Pictures stay out of this copy, which runs from the first line of the material through the line containing "-0.091, -0.082, -0.081]".

> [Records for this exercise]:
╭──

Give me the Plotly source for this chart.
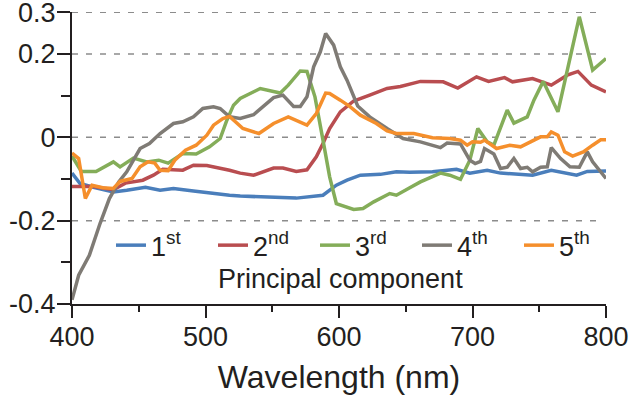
import plotly.graph_objects as go

# ---- data ----
wl_pc1 = [400, 406, 416, 431, 441, 455, 466, 476, 491, 503, 518, 526, 543, 568, 588, 598, 606, 616, 631, 643, 653, 670, 688, 698, 711, 721, 745, 759, 778, 786, 800]
pc1 = [-0.086, -0.111, -0.12, -0.131, -0.127, -0.12, -0.127, -0.123, -0.129, -0.134, -0.139, -0.141, -0.143, -0.146, -0.139, -0.115, -0.103, -0.091, -0.089, -0.083, -0.084, -0.083, -0.077, -0.086, -0.079, -0.086, -0.091, -0.079, -0.091, -0.082, -0.081]

wl_pc2 = [400, 416, 431, 440, 453, 461, 468, 483, 491, 501, 518, 526, 536, 551, 558, 568, 576, 583, 588, 593, 601, 611, 623, 636, 646, 661, 678, 689, 703, 712, 724, 730, 745, 759, 771, 779, 789, 800]
pc2 = [-0.118, -0.118, -0.126, -0.11, -0.103, -0.091, -0.077, -0.079, -0.067, -0.068, -0.079, -0.086, -0.091, -0.074, -0.074, -0.082, -0.078, -0.047, -0.015, 0.021, 0.061, 0.087, 0.101, 0.117, 0.122, 0.134, 0.133, 0.118, 0.145, 0.134, 0.143, 0.133, 0.141, 0.125, 0.149, 0.158, 0.125, 0.109]

wl_pc3 = [400, 407, 418, 431, 436, 446, 456, 465, 472, 483, 493, 503, 511, 516, 521, 526, 541, 556, 562, 571, 576, 582, 588, 593, 598, 603, 611, 618, 626, 638, 643, 653, 661, 676, 683, 691, 698, 704, 711, 716, 726, 731, 741, 746, 753, 764, 780, 790, 800]
pc3 = [-0.045, -0.082, -0.082, -0.059, -0.071, -0.05, -0.059, -0.055, -0.062, -0.039, -0.04, -0.023, -0.003, 0.041, 0.077, 0.093, 0.117, 0.106, 0.125, 0.159, 0.158, 0.097, -0.007, -0.095, -0.159, -0.165, -0.173, -0.171, -0.155, -0.135, -0.139, -0.121, -0.107, -0.086, -0.091, -0.101, -0.055, 0.021, -0.011, -0.019, 0.065, 0.034, 0.049, 0.089, 0.134, 0.061, 0.289, 0.161, 0.189]

wl_pc4 = [400, 405, 413, 421, 428, 435, 441, 451, 458, 466, 476, 483, 491, 498, 506, 511, 518, 526, 536, 551, 558, 566, 571, 576, 581, 586, 590, 596, 601, 606, 614, 623, 636, 648, 661, 676, 681, 691, 698, 702, 706, 709, 716, 721, 726, 731, 736, 741, 745, 751, 756, 759, 766, 773, 780, 786, 790, 800]
pc4 = [-0.39, -0.331, -0.283, -0.207, -0.147, -0.107, -0.083, -0.027, -0.015, 0.009, 0.033, 0.037, 0.049, 0.069, 0.073, 0.069, 0.049, 0.045, 0.054, 0.095, 0.101, 0.074, 0.074, 0.097, 0.169, 0.205, 0.249, 0.221, 0.169, 0.137, 0.075, 0.049, 0.021, -0.003, -0.011, -0.025, -0.014, -0.016, -0.055, -0.063, -0.058, -0.027, -0.04, -0.075, -0.072, -0.051, -0.075, -0.072, -0.083, -0.072, -0.071, -0.025, -0.051, -0.071, -0.072, -0.035, -0.059, -0.099]

wl_pc5 = [400, 405, 410, 415, 423, 431, 436, 445, 451, 457, 462, 466, 472, 477, 485, 493, 501, 506, 513, 518, 528, 540, 551, 562, 576, 583, 590, 593, 601, 608, 616, 628, 636, 643, 656, 670, 683, 691, 696, 700, 706, 709, 718, 728, 736, 745, 751, 756, 759, 764, 769, 775, 783, 790, 796, 800]
pc5 = [-0.038, -0.051, -0.147, -0.115, -0.121, -0.123, -0.106, -0.099, -0.071, -0.059, -0.062, -0.079, -0.08, -0.055, -0.031, -0.019, 0.005, 0.029, 0.045, 0.05, 0.021, 0.009, 0.033, 0.049, 0.029, 0.057, 0.106, 0.105, 0.089, 0.074, 0.053, 0.033, 0.015, 0.009, 0.009, -0.001, -0.003, -0.007, -0.019, -0.011, -0.012, -0.007, -0.027, -0.019, -0.023, -0.009, 0.001, 0.001, 0.013, 0.005, -0.035, -0.045, -0.035, -0.019, -0.006, -0.006]

series_names = ["1<sup>st</sup>", "2<sup>nd</sup>", "3<sup>rd</sup>", "4<sup>th</sup>", "5<sup>th</sup>"]
series_colors = ["#4a7ebb", "#b94d50", "#84ad59", "#7f7b75", "#f58f2c"]

x_ticks = [400, 500, 600, 700, 800]
y_ticks = [-0.4, -0.2, 0, 0.2, 0.3]
y_ticklabels = ["-0.4", "-0.2", "0", "0.2", "0.3"]
grid_vals = [-0.2, 0, 0.2, 0.3]

FONT = "Liberation Sans, Arial, sans-serif"
TXT = "#231f20"

fig = go.Figure()
for wl, vals, name, col in zip(
    [wl_pc1, wl_pc2, wl_pc3, wl_pc4, wl_pc5],
    [pc1, pc2, pc3, pc4, pc5],
    series_names, series_colors,
):
    fig.add_trace(go.Scatter(x=wl, y=vals, mode="lines", name=name,
                             line=dict(color=col, width=3.5)))

for gv in grid_vals:
    fig.add_shape(type="line", xref="paper", yref="y", x0=0, x1=0.983, y0=gv, y1=gv,
                  line=dict(color="#8c8c8c", width=1.5, dash="6px,8px"), layer="below")

fig.update_layout(
    width=633, height=404,
    margin=dict(l=72, r=27, t=12, b=100, autoexpand=False),
    paper_bgcolor="white", plot_bgcolor="white",
    font=dict(family=FONT, color=TXT, size=27),
    legend=dict(orientation="h", x=0.073, y=0.2, xanchor="left", yanchor="middle",
                bgcolor="rgba(0,0,0,0)", font=dict(size=27, color=TXT),
                entrywidth=57, entrywidthmode="pixels", traceorder="normal",
                itemclick=False),
    annotations=[dict(text="Principal component", x=0.503, y=0.085, xref="paper", yref="paper",
                      xanchor="center", yanchor="middle", showarrow=False,
                      font=dict(size=27, color=TXT, family=FONT))],
)
fig.update_xaxes(
    range=[400, 800], tickvals=x_ticks, ticks="outside", ticklen=12, tickwidth=2,
    tickcolor="#231f20", showline=True, linecolor="#231f20", linewidth=2,
    showgrid=False, zeroline=False, tickfont=dict(size=27), automargin=False,
    ticklabelstandoff=-4, ticklabeloverflow="allow",
    minor=dict(dtick=50, tick0=400, ticks="outside", ticklen=6, tickwidth=2, tickcolor="#231f20", showgrid=False),
    title=dict(text="Wavelength (nm)", font=dict(size=32), standoff=14),
)
fig.update_yaxes(
    range=[-0.4, 0.3005], tickvals=y_ticks, ticktext=y_ticklabels, ticks="outside", ticklen=13,
    tickwidth=2, tickcolor="#231f20", showline=True, linecolor="#231f20", linewidth=2,
    showgrid=False, zeroline=False, tickfont=dict(size=27), automargin=False, ticklabelstandoff=-4,
    ticklabeloverflow="allow",
    minor=dict(dtick=0.1, tick0=0, ticks="outside", ticklen=9, tickwidth=2, tickcolor="#231f20", showgrid=False),
)

fig.write_html("out.html", config={"displayModeBar": False},
               post_script="document.body.style.margin='0px';")
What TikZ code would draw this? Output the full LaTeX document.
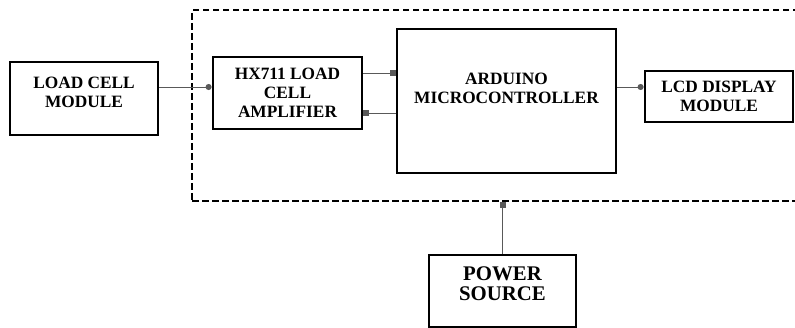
\documentclass[tikz,border=0pt]{standalone}
\usepackage{fontspec}
\setmainfont{Liberation Serif}
\usetikzlibrary{arrows.meta,calc}
\begin{document}
\begin{tikzpicture}[x=1pt,y=-1pt,
  blk/.style={draw=black,line width=2.8pt,rectangle,inner sep=0pt,align=center,
    font=\fontsize{17.3}{19}\selectfont\bfseries},
  conn/.style={draw=black!65,line width=1pt,-{Circle[length=6pt,width=6pt]}},
  connsq/.style={draw=black!65,line width=1pt,-{Square[length=5.5pt,width=6pt]}}]
\useasboundingbox (0,0) rectangle (795,327);
\begin{scope}
\clip (0,0) rectangle (795,327);
\node[draw=black,line width=2.8pt,dash pattern=on 6.5pt off 3.5pt,minimum width=618pt,minimum height=191pt,inner sep=0pt] (sys) at (501,105.5) {};
\end{scope}
\node[blk,minimum width=148pt,minimum height=73pt] (load) at (84,98.5) {LOAD CELL\\MODULE\\[-6pt]~};
\node[blk,minimum width=149pt,minimum height=72pt] (hx) at (287.5,93) {HX711 LOAD\\CELL\\AMPLIFIER};
\node[blk,minimum width=219pt,minimum height=144pt] (ard) at (506.5,101) {ARDUINO\\MICROCONTROLLER\\[-6pt]~\\[-6pt]~};
\node[blk,minimum width=148pt,minimum height=51pt] (lcd) at (719,96.5) {LCD DISPLAY\\MODULE};
\node[blk,minimum width=147pt,minimum height=72pt,font=\fontsize{20.8}{20}\selectfont\bfseries] (pwr) at (502.5,291) {POWER\\SOURCE\\[-6pt]~};
\draw[conn] ([yshift=11.5pt]load.east) -- ([yshift=11.5pt]load.east -| hx.west);
\draw[connsq] ([yshift=20pt]hx.east) -- ([yshift=20pt]hx.east -| ard.west);
\draw[connsq] ([yshift=-20pt]hx.east -| ard.west) -- ([yshift=-20pt]hx.east);
\draw[conn] ([yshift=14pt]ard.east) -- ([yshift=14pt]ard.east -| lcd.west);
\draw[connsq] (pwr.north) -- (pwr.north |- sys.south);
\end{tikzpicture}
\end{document}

╰──

> [Complete answer]:
Give me the Plotly source for this chart.
import plotly.graph_objects as go

# ---- data ----
wl_pc1 = [400, 406, 416, 431, 441, 455, 466, 476, 491, 503, 518, 526, 543, 568, 588, 598, 606, 616, 631, 643, 653, 670, 688, 698, 711, 721, 745, 759, 778, 786, 800]
pc1 = [-0.086, -0.111, -0.12, -0.131, -0.127, -0.12, -0.127, -0.123, -0.129, -0.134, -0.139, -0.141, -0.143, -0.146, -0.139, -0.115, -0.103, -0.091, -0.089, -0.083, -0.084, -0.083, -0.077, -0.086, -0.079, -0.086, -0.091, -0.079, -0.091, -0.082, -0.081]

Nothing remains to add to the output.